Data vs. Facts, Illustrated
There are two expressions that get used often in the lean world, one from Dr. W. Edwards Deming and one from Toyota's Taiichi Ohno. Dr. Deming was quoted as saying (even if he didn't originate it):
“In God we trust, all others bring data.”
“Data is of course important in manufacturing, but I place the greatest emphasis on facts.”
Ohno emphasized not relying on reports, but instead going to the “gemba” – a Japanese term that means “workplace” or “the actual place.”
Thanks to one of my favorite funny blogs, Failblog.org, I found a picture that illustrates it perfectly:
Here's a sign that's clearly wrong, given the snow on the ground. Is there a risk in our organizations, whether a factory or a hospital, that the data (in the form of a report or an electronic system) that we rely in data that's inadvertently incorrect? What if someone was making a decision based on a “management dashboard” that said it was 119 degrees outside?
In John Shook's class yesterday, he talked about facts – what do you know and how do you know it? So you think it's 119 degrees outside in January? How do you know that? From a report? Hmmm, not good enough. Go to the gemba. Do you feel the temperature first hand?
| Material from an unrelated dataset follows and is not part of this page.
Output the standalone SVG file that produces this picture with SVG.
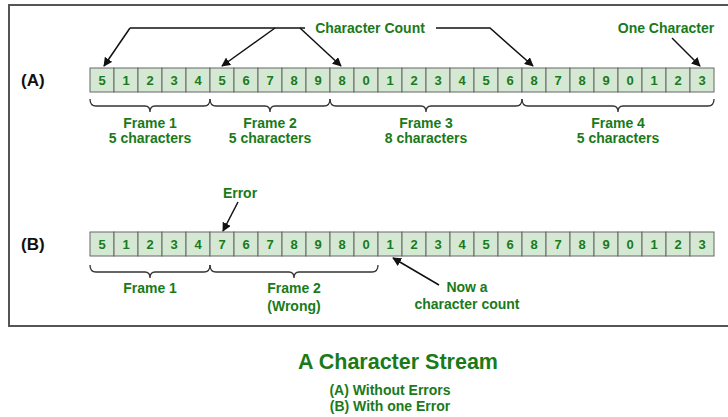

This is an old story from the 1995-1996 time frame, but it's one of my favorite GM war stories – how the plant production superintendent was fooled by perpetually faked data. I wrote about it 2007 in “GM Got Gamed.” The superintendent never went to the gemba in a meaningful way, he never saw the “fact” that production rarely hit a consistent 60 engine blocks per hour the way the faked data showed.
Do things like this happen in your organization?